Airline pilots over the last decade have seen consistent attacks on their terms and conditions. Recent strikes at BA and Ryanair show that pilots have now reached their limits. Solidarity with striking pilots.
In the end, it was a magnificent show of strength: British Airways had to cancel the vast majority of its flights across its whole network as a result of industrial action by its pilots on 9-10 September. The determination shown in the face of media slanders and pressure from management was inspiring.
The defiant mood on display is best summed up in the message we received from a BA pilot participating in the strike:
“Amazing unity. Went to the support centre yesterday and withdrew my labour. So many turned up (about 1000 people). I was nervous as hell, not knowing how the day would go. Had some nasty threatening emails from the company (everyone who striked has had them).
“Some of the pay deduction appear illegal so BALPA legal are busy. They’ve ripped up our agreements for scheduling, etc. for a recovery period and expecting us to work to EASA limits now. Long haul they are changing trips from three crew to two crew where they can. Going about it the wrong way as making the resolve for everyone even bigger. I’m told day one 96% withdrew labour and today 99%. Amazing numbers.”
It is a fairly standard tactic in industrial disputes in aviation for airlines to put out a great deal of false information, or to massage the figures in an attempt to set public opinion against what are very sensible and reasonable requests from pilots and cabin crew. This is true for the current stalemate at BA. But we also saw the same kind of propaganda in the ongoing industrial dispute at Ryanair, where pilots also went on strike last month and will do so again in the coming weeks.
Exploitation
Pilots have been portrayed as overpaid primadonnas who really don’t work that hard.
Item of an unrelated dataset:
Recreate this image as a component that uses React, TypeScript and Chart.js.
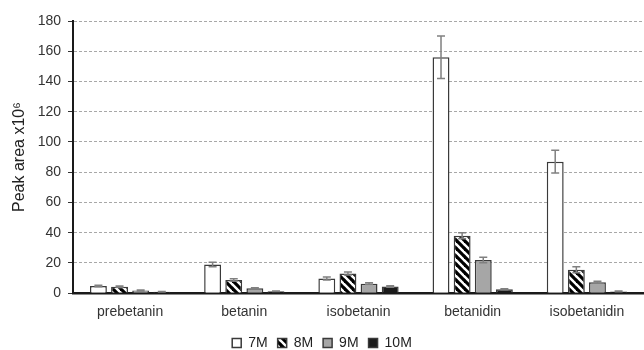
import React, { useEffect, useRef } from 'react';
import { Chart, registerables } from 'chart.js';

Chart.register(...registerables);

const categories = ['prebetanin', 'betanin', 'isobetanin', 'betanidin', 'isobetanidin'];
const seriesLabels = ['7M', '8M', '9M', '10M'];
const values7M = [4.8, 19, 9.7, 156, 87];
const values8M = [4.3, 8.8, 13, 38, 15.5];
const values9M = [1.8, 3.2, 6.3, 22, 7.2];
const values10M = [1.0, 1.3, 4.5, 2.6, 1.2];
const err7M = [0.5, 1.5, 1.0, 14, 7.5];
const err8M = [0.4, 0.8, 1.0, 2.0, 2.0];
const err9M = [0.3, 0.4, 0.6, 1.8, 0.7];
const err10M = [0.2, 0.2, 0.5, 0.4, 0.2];
const yMin = 0;
const yMax = 180;
const yStep = 20;
const yTitle = 'Peak area x10\u2076';

function makeStripePattern(): CanvasPattern | string {
  const s = 8;
  const c = document.createElement('canvas');
  c.width = s;
  c.height = s;
  const g = c.getContext('2d');
  if (!g) return '#000';
  g.fillStyle = '#ffffff';
  g.fillRect(0, 0, s, s);
  g.strokeStyle = '#000000';
  g.lineWidth = 3.2;
  for (const x0 of [-s, 0, s]) {
    g.beginPath();
    g.moveTo(x0 - 1, -1);
    g.lineTo(x0 + s + 1, s + 1);
    g.stroke();
  }
  const p = g.createPattern(c, 'repeat');
  return p || '#000';
}

const errorBarPlugin = {
  id: 'errorBars',
  afterDatasetsDraw(chart: any) {
    const ctx = chart.ctx;
    const yScale = chart.scales.y;
    chart.data.datasets.forEach((ds: any, di: number) => {
      const meta = chart.getDatasetMeta(di);
      const errs: number[] = ds.errors || [];
      meta.data.forEach((el: any, i: number) => {
        const v = ds.data[i];
        const e = errs[i] || 0;
        const x = el.x;
        const yTop = yScale.getPixelForValue(v + e);
        const yBot = yScale.getPixelForValue(Math.max(0, v - e));
        ctx.save();
        ctx.strokeStyle = '#808080';
        ctx.lineWidth = 1.5;
        ctx.beginPath();
        ctx.moveTo(x, yTop);
        ctx.lineTo(x, yBot);
        ctx.moveTo(x - 4, yTop);
        ctx.lineTo(x + 4, yTop);
        ctx.moveTo(x - 4, yBot);
        ctx.lineTo(x + 4, yBot);
        ctx.stroke();
        ctx.restore();
      });
    });
  },
};

export default function App() {
  const ref = useRef<HTMLCanvasElement | null>(null);

  useEffect(() => {
    if (!ref.current) return;
    const stripe = makeStripePattern();
    const fills = ['#ffffff', stripe, '#a6a6a6', '#1a1a1a'];
    const vals = [values7M, values8M, values9M, values10M];
    const errs = [err7M, err8M, err9M, err10M];
    const font = { family: '"Liberation Sans", Arial, sans-serif', size: 14 };
    const chart = new Chart(ref.current, {
      type: 'bar',
      data: {
        labels: categories,
        datasets: seriesLabels.map((lab, i) => ({
          label: lab,
          data: vals[i],
          errors: errs[i],
          backgroundColor: fills[i],
          borderColor: '#3a3a3a',
          borderWidth: 1.5,
          categoryPercentage: 0.74,
          barPercentage: 0.8,
        })) as any,
      },
      options: {
        animation: false,
        responsive: true,
        maintainAspectRatio: false,
        layout: { padding: { top: 21, right: 0, left: 0, bottom: -10 } },
        plugins: {
          tooltip: { enabled: false },
          legend: {
            position: 'bottom',
            labels: {
              boxWidth: 9,
              boxHeight: 9,
              padding: 10,
              color: '#222',
              font,
            },
          },
        },
        scales: {
          x: {
            grid: { display: false },
            border: { display: true, color: '#1a1a1a', width: 2.5 },
            ticks: { color: '#333', font, padding: 3 },
            afterFit: (scale: any) => {
              scale.height = scale.height + 2;
            },
          },
          y: {
            min: yMin,
            max: yMax,
            ticks: { stepSize: yStep, color: '#333', font, padding: 7 },
            grid: { color: '#a8a8a8', tickColor: '#333', tickLength: 5, lineWidth: 1 },
            border: { display: true, color: '#1a1a1a', width: 2, dash: [3, 2] },
            title: {
              display: true,
              text: yTitle,
              color: '#222',
              font: { ...font, size: 16 },
              padding: { top: 10, bottom: 0 },
            },
            afterFit: (scale: any) => {
              scale.width = 73;
            },
          },
        },
      },
      plugins: [errorBarPlugin],
    });
    return () => chart.destroy();
  }, []);

  return (
    <div style={{ position: 'fixed', left: 0, top: 0, width: 644, height: 350, background: '#fff' }}>
      <canvas ref={ref} />
    </div>
  );
}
The reality, however, is that over the last few decades, terms and conditions have only gone downhill: pilots work harder than ever, and in the summer months are often pushed to the legal, physical, and mental limits.
Competition is cut-throat. For airlines to stay afloat, they are forced to squeeze their workforce and pay them as little as they can get away with.
After the recession in 2008, there was a general ‘tightening of the belts’ across all airlines. Pilots and cabin crew were asked to be ‘realistic’ and accept this race to the bottom as some kind of natural law. A weak recovery followed. Profit margins were restored – £2 billion in the case of BA. But this all went to shareholders and upper management. The belt remained tightened.
Solidarity
As we have discussed in previous articles, pilots are naturally fairly conservative people, who traditionally wouldn’t go on strike easily. However, there is always a limit of what people will put up with. Given the impressive turnout, this limit has clearly been reached for the BA pilots.
Implementing punitive sanctions on those who have ‘gone out’ is only going to harden the resolve. The sleeping tiger has well and truly awoken.
BA pilots deserve the support and solidarity of the rest of the labour movement. Whilst the airline may have fallen from grace over the past few years, their terms and conditions remain something of a benchmark.
Traditionally BA have hoovered up crews from other airlines, partly forcing the latter to up their game. But if there is nowhere left for people to go because BA’s terms and conditions have fallen below an aspirational level – a process that is happening already – then other airlines will be emboldened to go after their workers with greater tenacity too.
BALPA has stated that the strikes have been a “powerful demonstration of the strength of feeling of BA pilots”. We would go further: the strikes show who really has the power in society – the workers who generate the profits, but who are deprived of these gains.
A successful strike, however, can only be achieved when the workforce is united and where action is coordinated on an international level. This is why the Ryanair strikes have so far been ineffective, with pilots from other bases flown in to cover the strikes.
In this respect, the strongly unionised BA pilots have shown the way. It’s time for us all to show some backbone in our respective airlines and find our strength in numbers.